• [What needs to be done]: Skip the pictures, please, and write out exactly the lines from the opening of the data through the line containing "const py = v => (H - B - v) / ph;".

━━━━━ Supplied records ━━━━━

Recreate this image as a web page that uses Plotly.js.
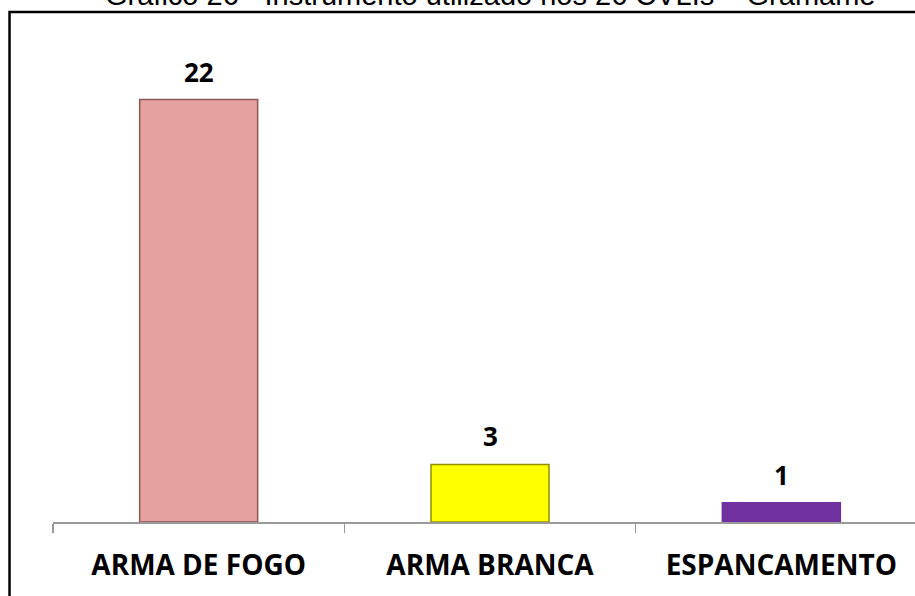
<!DOCTYPE html>
<html><head><meta charset="utf-8">
<script src="https://cdn.plot.ly/plotly-3.0.1.min.js"></script>
<style>html,body{margin:0;padding:0;overflow:hidden;background:#fff}#chart{width:935px;height:596px}</style>
</head><body><div id="chart"></div>
<script>
const categories = ["ARMA DE FOGO", "ARMA BRANCA", "ESPANCAMENTO"];
const values = [22, 3, 1];
const barColors = ["#E6A09F", "#FFFF00", "#7030A0"];
const barEdges = ["#8A5656", "#8F8F00", "#7030A0"];
const titleText = "Gráfico 26 - Instrumento utilizado nos 26 CVLIs – Gramame";

const W = 935, H = 596, L = 53, R = 7.5, T = 42, B = 74;
const pw = W - L - R, ph = H - T - B;
const px = v => (v - L) / pw;
const py = v => (H - B - v) / ph;

const trace = {
  type: "bar", x: categories, y: values, width: 0.405,
  marker: {color: barColors, line: {color: barEdges, width: 1.5}},
  hoverinfo: "none"
};
const annotations = categories.map((c, i) => ({
  x: c, y: values[i], xref: "x", yref: "y", text: String(values[i]),
  showarrow: false, yanchor: "bottom", yshift: 8,
  font: {family: "'Open Sans', sans-serif", size: 26, color: "#000", weight: 700}
}));
annotations.push({
  text: titleText, xref: "paper", yref: "paper", x: px(490), y: py(-5),
  xanchor: "center", yanchor: "middle", showarrow: false,
  font: {family: "Liberation Sans, Arial, sans-serif", size: 29, color: "#000"}
});
const layout = {
  width: W, height: H,
  margin: {l: L, r: R, t: T, b: B},
  paper_bgcolor: "#fff", plot_bgcolor: "#fff",
  showlegend: false,
  xaxis: {range: [-0.5, 2.5], showline: true, linecolor: "#9A9A9A", linewidth: 2,
          ticks: "outside", tickson: "boundaries", ticklen: 9, tickcolor: "#9A9A9A", tickwidth: 1.5,
          showgrid: false, zeroline: false, ticklabelstandoff: 17,
          tickfont: {family: "'Open Sans', sans-serif", size: 28, color: "#000", weight: 700}},
  yaxis: {range: [0, 25], visible: false, showgrid: false, zeroline: false},
  annotations: annotations,
  shapes: [{type: "rect", xref: "paper", yref: "paper", x0: px(9.5), x1: px(W + 20), y0: py(H + 20), y1: py(12),
            line: {color: "#000", width: 2.5}, fillcolor: "rgba(0,0,0,0)", layer: "above"}]
};
Plotly.newPlot("chart", [trace], layout, {staticPlot: true, displayModeBar: false});
</script></body></html>
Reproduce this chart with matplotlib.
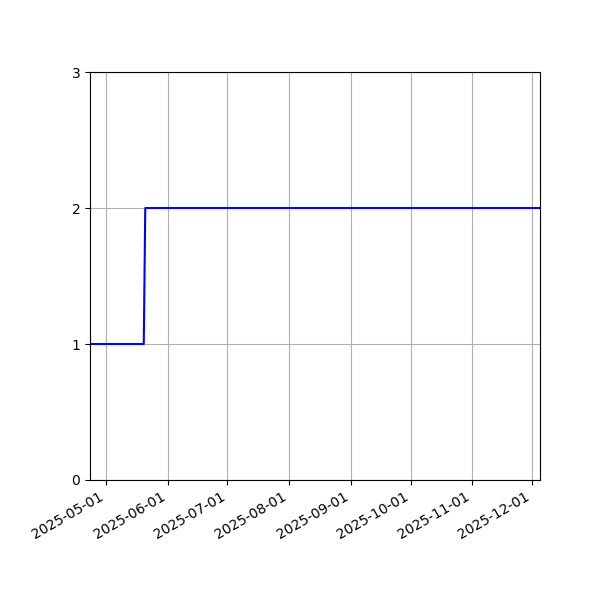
import numpy as np
import pandas as pd
import matplotlib
matplotlib.use("Agg")
import matplotlib.pyplot as plt
import matplotlib.dates as mdates

# step series
dates = pd.to_datetime(["2025-04-23 00:00", "2025-05-20 00:00", "2025-05-20 18:00", "2025-12-05 00:00"])
values = [1, 1, 2, 2]

fig, ax = plt.subplots(figsize=(6, 6), dpi=100)
ax.plot(dates, values, color='b')
ax.set_xlim(dates[0], dates[-1])
ax.set_ylim(0, 3)
ax.set_yticks([0, 1, 2, 3])
ax.xaxis.set_major_locator(mdates.MonthLocator())
ax.xaxis.set_major_formatter(mdates.DateFormatter('%Y-%m-%d'))
ax.grid(True)
fig.autofmt_xdate()
fig.subplots_adjust(left=0.15)
fig.savefig("out.png")
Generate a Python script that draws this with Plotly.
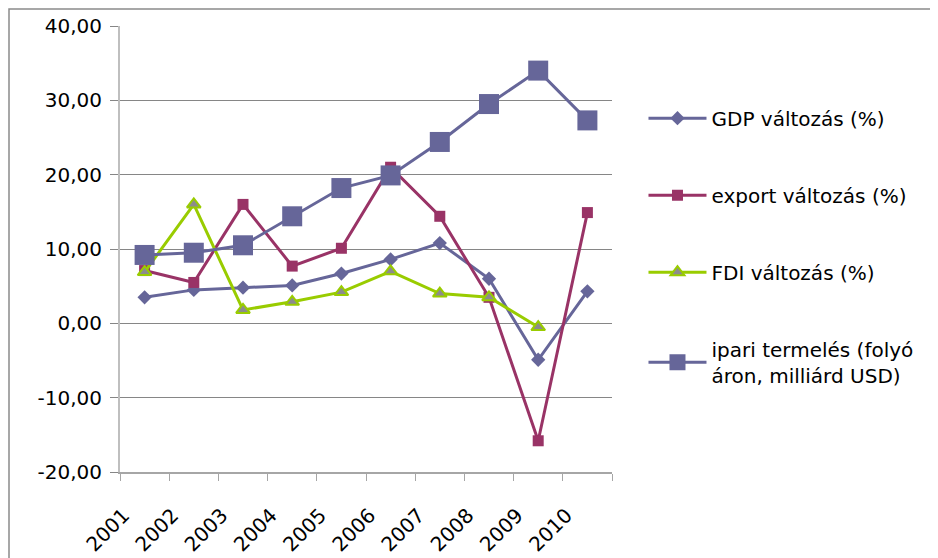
import plotly.graph_objects as go

years = ["2001", "2002", "2003", "2004", "2005", "2006", "2007", "2008", "2009", "2010"]
gdp = [3.5, 4.5, 4.8, 5.1, 6.7, 8.6, 10.8, 6.0, -4.9, 4.3]
export = [7.1, 5.5, 16.0, 7.7, 10.1, 21.0, 14.4, 3.5, -15.8, 14.9]
fdi = [6.9, 16.0, 1.8, 2.9, 4.2, 7.0, 4.0, 3.5, -0.5, None]
ipari = [9.2, 9.5, 10.5, 14.4, 18.2, 19.9, 24.4, 29.5, 34.0, 27.3]
yticks = [-20, -10, 0, 10, 20, 30, 40]
ytick_text = ["-20,00", "-10,00", "0,00", "10,00", "20,00", "30,00", "40,00"]

FONT = "DejaVu Sans"
c_gdp = "#666699"
c_exp = "#993366"
c_fdi = "#99CC00"

fig = go.Figure()
fig.add_trace(go.Scatter(x=years, y=gdp, name="GDP változás (%)", mode="lines+markers",
                         line=dict(color=c_gdp, width=3),
                         marker=dict(symbol="diamond", size=11, color=c_gdp),
                         legendgroup="a"))
fig.add_trace(go.Scatter(x=years, y=export, name="export változás (%)", mode="lines+markers",
                         line=dict(color=c_exp, width=3),
                         marker=dict(symbol="square", size=11, color=c_exp),
                         legendgroup="b"))
fig.add_trace(go.Scatter(x=years, y=fdi, name="FDI változás (%)", mode="lines+markers",
                         line=dict(color=c_fdi, width=3),
                         marker=dict(symbol="triangle-up", size=12, color="#8C8C8C",
                                     line=dict(color=c_fdi, width=2)),
                         legendgroup="c"))
fig.add_trace(go.Scatter(x=years, y=ipari, name="ipari termelés (folyó<br>áron, milliárd USD)",
                         mode="lines+markers",
                         line=dict(color=c_gdp, width=3),
                         marker=dict(symbol="square", size=20, color=c_gdp),
                         legendgroup="d"))

W, H = 930, 550
L, R, T, B = 112, 326, 18, 86
pw, ph = W - L - R, H - T - B

fig.update_layout(
    width=W, height=H,
    margin=dict(l=L, r=R, t=T, b=B),
    paper_bgcolor="white", plot_bgcolor="white",
    font=dict(family=FONT, size=20, color="black"),
    showlegend=True,
    legend=dict(x=1.064, y=0.837, xanchor="left", yanchor="top",
                font=dict(family=FONT, size=20, color="black"),
                tracegroupgap=48, itemwidth=58, bgcolor="rgba(0,0,0,0)"),
    xaxis=dict(type="category", tickson="boundaries", ticks="outside", ticklen=7,
               tickcolor="#A6A6A6", showline=True, linecolor="#A6A6A6", linewidth=1.5,
               showgrid=False, tickangle=-45, tickfont=dict(family=FONT, size=20),
               ticklabelshift=-21, ticklabelstandoff=22, automargin=False,
               range=[-0.5, 9.5]),
    yaxis=dict(range=[-20, 40], tickvals=yticks, ticktext=ytick_text,
               ticks="outside", ticklen=8, tickcolor="#868686",
               showline=True, linecolor="#BFBFBF", linewidth=2,
               showgrid=True, gridcolor="#868686", gridwidth=1,
               ticklabelstandoff=4, automargin=False,
               zeroline=False, tickfont=dict(family=FONT, size=20)),
    shapes=[dict(type="rect", xref="paper", yref="paper",
                 x0=-(L - 1) / pw, x1=1 + (R + 20) / pw,
                 y0=-(B + 20) / ph, y1=1 + (T - 1) / ph,
                 line=dict(color="#8A8A8A", width=1.5), fillcolor="rgba(0,0,0,0)", layer="below")],
)

fig.write_html("out.html")
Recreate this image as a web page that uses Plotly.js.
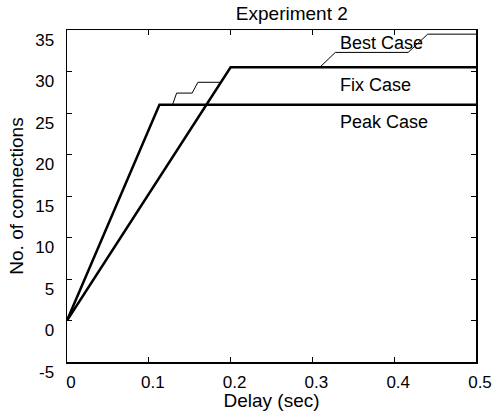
<!DOCTYPE html>
<html>
<head>
<meta charset="utf-8">
<script src="https://cdn.plot.ly/plotly-3.0.1.min.js"></script>
<style>html,body{margin:0;padding:0;background:#fff;}</style>
</head>
<body>
<div id="chart" style="width:498px;height:411px;"></div>
<script>
// Data
var delayPeak = [0, 0.113, 0.5];
var connPeak  = [0, 26.0, 26.0];

var delayFix = [0, 0.2, 0.5];
var connFix  = [0, 30.5, 30.5];

var delayBest = [0, 0.113, 0.129, 0.134, 0.153, 0.160, 0.188, 0.2, 0.309, 0.328, 0.417, 0.441, 0.5];
var connBest  = [0, 26.0, 26.0, 27.4, 27.4, 28.7, 28.7, 30.5, 30.5, 32.3, 32.3, 34.5, 34.5];

var labelNames = ["Best Case", "Fix Case", "Peak Case"];
var labelX = [0.331, 0.331, 0.331];
var labelY = [33.4, 28.4, 23.9];

var xTicks = [0, 0.1, 0.2, 0.3, 0.4, 0.5];
var yTicks = [-5, 0, 5, 10, 15, 20, 25, 30, 35];

var FONT = "Liberation Sans, Arial, Helvetica, sans-serif";

var traces = [
  {x: delayBest, y: connBest, mode: "lines", line: {color: "#000", width: 1}, name: "Best Case", hoverinfo: "skip"},
  {x: delayFix, y: connFix, mode: "lines", line: {color: "#000", width: 2.5}, name: "Fix Case", hoverinfo: "skip"},
  {x: delayPeak, y: connPeak, mode: "lines", line: {color: "#000", width: 2.5}, name: "Peak Case", hoverinfo: "skip"}
];

var annotations = labelNames.map(function (t, i) {
  return {x: labelX[i], y: labelY[i], xref: "x", yref: "y", text: t, showarrow: false,
          xanchor: "left", yanchor: "middle", font: {family: FONT, size: 18, color: "#000"}};
});

var layout = {
  width: 498, height: 411,
  margin: {l: 67, r: 22, t: 30, b: 49, pad: 0},
  paper_bgcolor: "#fff", plot_bgcolor: "#fff",
  showlegend: false,
  font: {family: FONT, size: 17, color: "#000"},
  title: {text: "Experiment 2", font: {family: FONT, size: 19, color: "#000"},
          xref: "container", yref: "container", x: 0.586, y: 0.968, xanchor: "center", yanchor: "middle"},
  xaxis: {
    range: [0, 0.5], tickvals: xTicks, ticktext: xTicks.map(String),
    showgrid: false, zeroline: false, showline: true, linecolor: "#000", linewidth: 1.5,
    mirror: "ticks", ticks: "inside", ticklen: 5, tickwidth: 1, tickcolor: "#000",
    tickfont: {family: FONT, size: 17, color: "#000"}, ticklabelshift: 4, ticklabelstandoff: 4,
    title: {text: "Delay (sec)", font: {family: FONT, size: 19, color: "#000"}, standoff: 0}
  },
  yaxis: {
    range: [-5, 35], tickvals: yTicks, ticktext: yTicks.map(String),
    showgrid: false, zeroline: false, showline: true, linecolor: "#000", linewidth: 1.5,
    mirror: "ticks", ticks: "inside", ticklen: 5, tickwidth: 1, tickcolor: "#000",
    tickfont: {family: FONT, size: 17, color: "#000"}, ticklabelshift: 10, ticklabelstandoff: 8,
    title: {text: "No. of connections", font: {family: FONT, size: 19, color: "#000"}, standoff: 6}
  },
  annotations: annotations
};

Plotly.newPlot("chart", traces, layout, {staticPlot: true, displayModeBar: false});
</script>
</body>
</html>
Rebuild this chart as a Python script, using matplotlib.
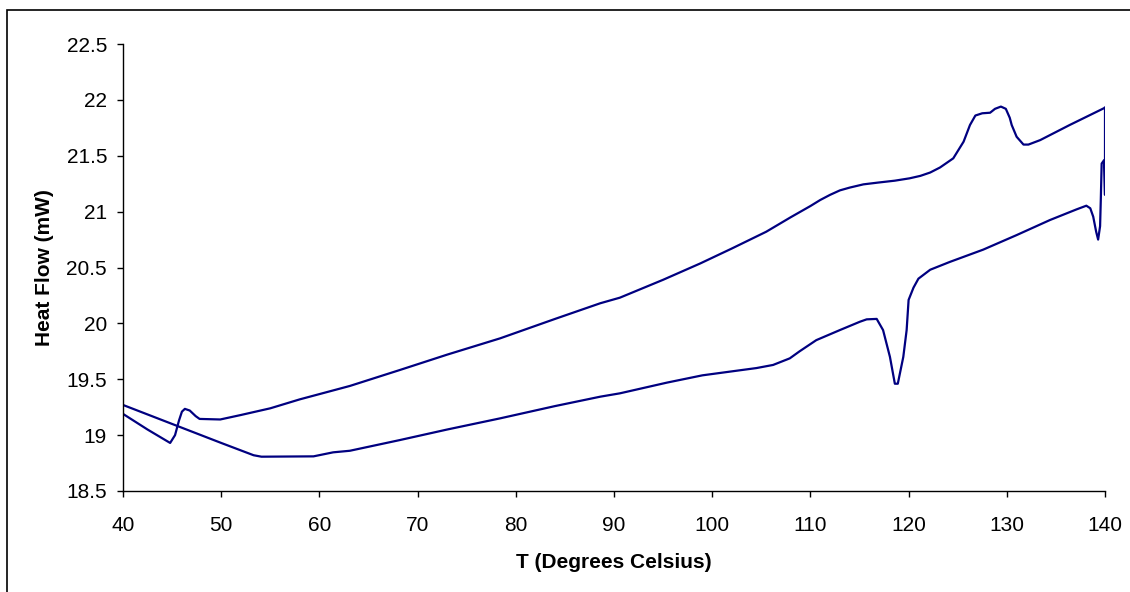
import matplotlib
matplotlib.use("Agg")
import matplotlib.pyplot as plt
from matplotlib.patches import Rectangle
from matplotlib.ticker import FuncFormatter, MultipleLocator

# heating run (T in deg C, heat flow in mW)
heat_T = [40.0, 42.5, 44.8, 45.3, 45.7, 46.0, 46.3, 46.8, 47.4, 47.8, 49.9, 52.0,
          55.0, 58.0, 63.1, 68.2, 73.0, 78.4, 84.0, 88.6, 90.6, 95.0, 98.8, 102.0,
          105.5, 108.0, 110.0, 111.0, 112.0, 113.0, 114.0, 115.4, 116.9, 118.6, 120.1, 121.2,
          122.2, 123.2, 124.55, 125.6, 126.25, 126.8, 127.5, 128.3, 128.8, 129.4,
          129.9, 130.3, 130.5, 131.0, 131.7, 132.2, 133.4, 136.4, 140.0]
heat_Q = [19.19, 19.05, 18.93, 19.0, 19.13, 19.21, 19.235, 19.22, 19.17, 19.145, 19.14, 19.18,
          19.24, 19.32, 19.44, 19.583, 19.72, 19.866, 20.04, 20.18, 20.23, 20.39, 20.537, 20.67,
          20.82, 20.95, 21.05, 21.104, 21.15, 21.19, 21.215, 21.244, 21.26, 21.277, 21.298, 21.32,
          21.35, 21.395, 21.477, 21.626, 21.775, 21.86, 21.88, 21.885, 21.92, 21.94,
          21.92, 21.84, 21.775, 21.67, 21.60, 21.60, 21.64, 21.775, 21.93]

# cooling run, starts at the end of the heating run
cool_T = [140.0, 140.0, 139.9, 139.66, 139.57, 139.5, 139.3, 139.1, 138.8, 138.5, 138.1,
          137.1, 134.4, 131.0, 127.6, 124.2, 122.2, 121.0, 120.5, 120.0, 119.8, 119.46,
          118.9, 118.6, 118.1, 117.4, 116.75, 115.73, 115.05, 113.0, 110.6, 108.9, 107.9,
          106.2, 104.5, 102.8, 99.0, 95.4, 90.6, 88.6, 84.0, 78.4, 73.0, 68.2, 63.1, 61.4,
          59.4, 54.1, 53.3, 50.0, 45.0, 40.0]
cool_Q = [21.93, 21.15, 21.46, 21.43, 21.10, 20.87, 20.75, 20.82, 20.955, 21.03, 21.053,
          21.02, 20.925, 20.79, 20.66, 20.55, 20.48, 20.40, 20.32, 20.21, 19.94, 19.70,
          19.46, 19.46, 19.70, 19.94, 20.04, 20.036, 20.015, 19.94, 19.85, 19.75, 19.687,
          19.628, 19.60, 19.58, 19.535, 19.47, 19.374, 19.344, 19.26, 19.15, 19.05, 18.956, 18.86, 18.846,
          18.81, 18.807, 18.82, 18.93, 19.10, 19.27]

plt.rcParams['font.family'] = ['Liberation Sans', 'DejaVu Sans']

fig = plt.figure(figsize=(11.3, 5.92), dpi=100)
ax = fig.add_axes([123 / 1130, 1 - 491 / 592, (1105 - 123) / 1130, (491 - 44) / 592])

line_color = '#000080'
ax.plot(heat_T, heat_Q, color=line_color, lw=1.6)
ax.plot(cool_T, cool_Q, color=line_color, lw=1.6)

ax.set_xlim(40, 140)
ax.set_ylim(18.5, 22.5)
ax.xaxis.set_major_locator(MultipleLocator(10))
ax.yaxis.set_major_locator(MultipleLocator(0.5))
ax.yaxis.set_major_formatter(FuncFormatter(lambda v, p: '%g' % v))

for s in ['top', 'right']:
    ax.spines[s].set_visible(False)
for s in ['left', 'bottom']:
    ax.spines[s].set_linewidth(1.0)
    ax.spines[s].set_color('black')

ax.tick_params(axis='x', direction='out', length=4, width=1, labelsize=15, pad=14)
ax.tick_params(axis='y', direction='out', length=4.5, width=1, labelsize=15, pad=7)

ax.set_xlabel('T (Degrees Celsius)', fontsize=15, fontweight='bold')
ax.set_ylabel('Heat Flow (mW)', fontsize=15, fontweight='bold')
ax.xaxis.set_label_coords(0.5, -(563 - 491) / 447)
ax.yaxis.set_label_coords(-(123 - 45) / 982, 0.5)
ax.xaxis.label.set_va('center')
ax.yaxis.label.set_va('center')

# outer chart border (only left and top edges fall inside the picture)
fig.patches.append(Rectangle((7 / 1130, -0.05), 1.1, 1 - 10 / 592 + 0.05,
                             transform=fig.transFigure, fill=False, edgecolor='black', lw=1.2))

fig.savefig('out.png', dpi=100)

━━━━━

• [Reply to the task]:
Recreate this image as a web page that uses Plotly.js.
<!DOCTYPE html>
<html><head><meta charset="utf-8">
<script src="https://cdn.plot.ly/plotly-3.0.1.min.js"></script>
<style>html,body{margin:0;padding:0;overflow:hidden;background:#fff}#chart{width:935px;height:596px}</style>
</head><body><div id="chart"></div>
<script>
const categories = ["ARMA DE FOGO", "ARMA BRANCA", "ESPANCAMENTO"];
const values = [22, 3, 1];
const barColors = ["#E6A09F", "#FFFF00", "#7030A0"];
const barEdges = ["#8A5656", "#8F8F00", "#7030A0"];
const titleText = "Gráfico 26 - Instrumento utilizado nos 26 CVLIs – Gramame";

const W = 935, H = 596, L = 53, R = 7.5, T = 42, B = 74;
const pw = W - L - R, ph = H - T - B;
const px = v => (v - L) / pw;
const py = v => (H - B - v) / ph;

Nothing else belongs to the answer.